YOUR GOAL: Which lines hold the word "this"? Show each of them.

DATA SUPPLIED:
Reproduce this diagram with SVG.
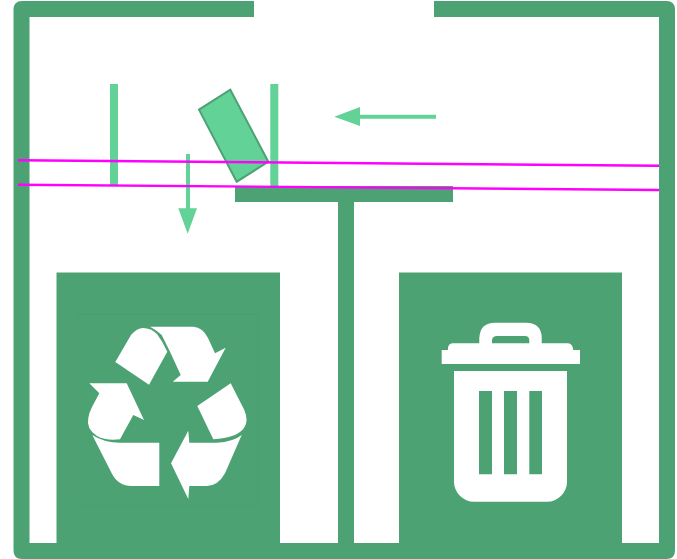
<svg xmlns="http://www.w3.org/2000/svg" width="677" height="559" viewBox="0 0 677 559">
<style>
.dark{fill:#4da274}
.light{fill:#63d297}
.icon{fill:#fff}
.beam{stroke:#f0f;stroke-width:2.400;fill:none}
</style>
<rect width="677" height="559" fill="#fff"/>
<g id="frame">
<path d="M254 1H22Q13.500 1 13.500 9.500V550.500Q13.500 559 22 559H666.500Q675 559 675 550.500V9.500Q675 1 666.500 1H434V17H659V543H29.500V17H254Z" class="dark"/>
</g>
<g id="shelf" class="dark">
<rect x="235" y="186" width="218" height="16"/>
<rect x="338" y="202" width="16" height="342"/>
</g>
<g id="guide-left"><rect x="110" y="84" width="8" height="102" class="light"/></g>
<g id="guide-right"><rect x="270.300" y="84" width="8" height="102" class="light"/></g>
<g id="flap"><polygon points="199,109.700 230.300,89.700 268.300,161.700 236.700,181.700" class="light" stroke="#4da274" stroke-width="2"/></g>
<g id="recycle-bin">
<rect x="56.500" y="272.500" width="223.500" height="271" class="dark"/>
<rect x="78.500" y="314" width="179.500" height="191" fill="none" stroke="#4a9c70" stroke-width="0.500"/>
<path class="icon" d="M115.300 362L131 335Q137 328 143 328Q151 328 157 334Q163 342 167.300 351.700L149 384.700Z"/>
<path class="icon" d="M150 326.700H193.300Q203 327.500 208 338L215 353.300L225.700 347.700L207.700 381.700H172.700L180.700 375L170 351.700L161.700 335Q155 329 150 326.700Z"/>
<path class="icon" d="M89.300 383.300H126.700L144 420L133.300 415L120 439.300Q106 441 97 436Q86 429 88.300 418Q89 413 92 407L99.300 393.300Z"/>
<path class="icon" d="M92.300 435Q104 442.700 120 442.700H159.300V486H131.700Q118 486 111.700 473.300Z"/>
<path class="icon" d="M241.700 435L225 473.300Q218 486 206.700 486H189.300L188.300 499L171 463.300L188.300 430.700L189.300 442.700H216.700Q233 442 241.700 435Z"/>
<path class="icon" d="M197.300 406L230.700 383.300L244.300 410Q249 421 244 428Q237 438 213.300 439.300Z"/>
</g>
<g id="trash-bin">
<rect x="399" y="272.500" width="223" height="271" class="dark"/>
<path class="icon" fill-rule="evenodd" d="M441.700 350H448V347.500Q449 343.300 453 343.300H479.300V338Q480 322.700 495 322.700H526Q541.700 323 541.700 338V343.300H568Q572.500 343.300 573.300 350H580V364H441.700ZM492 343.300H529.300V340Q529 336 525 336H497Q492.500 336 492 340Z"/>
<path class="icon" fill-rule="evenodd" d="M454 371H567V481.700A20 20 0 0 1 547 501.700H474A20 20 0 0 1 454 481.700ZM479 391V474.300H492V391ZM504 391V474.300H517V391ZM529.300 391V474.300H542V391Z"/>
</g>
<g id="connectors">
<path d="M186 154H190V208.300H197L187.700 233.700L178.300 208.300H186Z" class="light"/>
<path d="M436 114.700V118.700H360V126L334.300 116.700L360 107V114.700Z" class="light"/>
<line x1="18" y1="160.300" x2="659" y2="165.700" class="beam"/>
<line x1="18" y1="184.700" x2="659" y2="190" class="beam"/>
</g>
</svg>
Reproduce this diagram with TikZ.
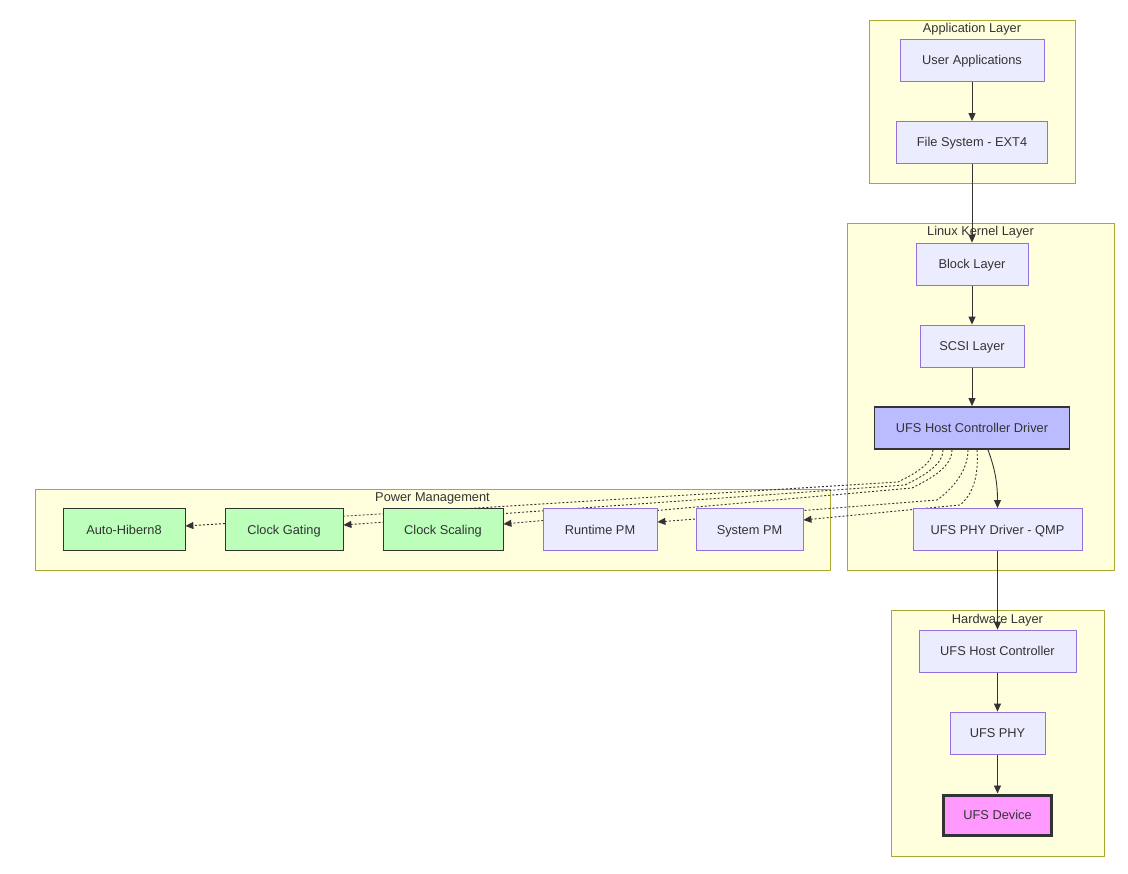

SOLVED EXERCISE:
Reproduce this diagram with SVG.
Reproduce this diagram with TikZ.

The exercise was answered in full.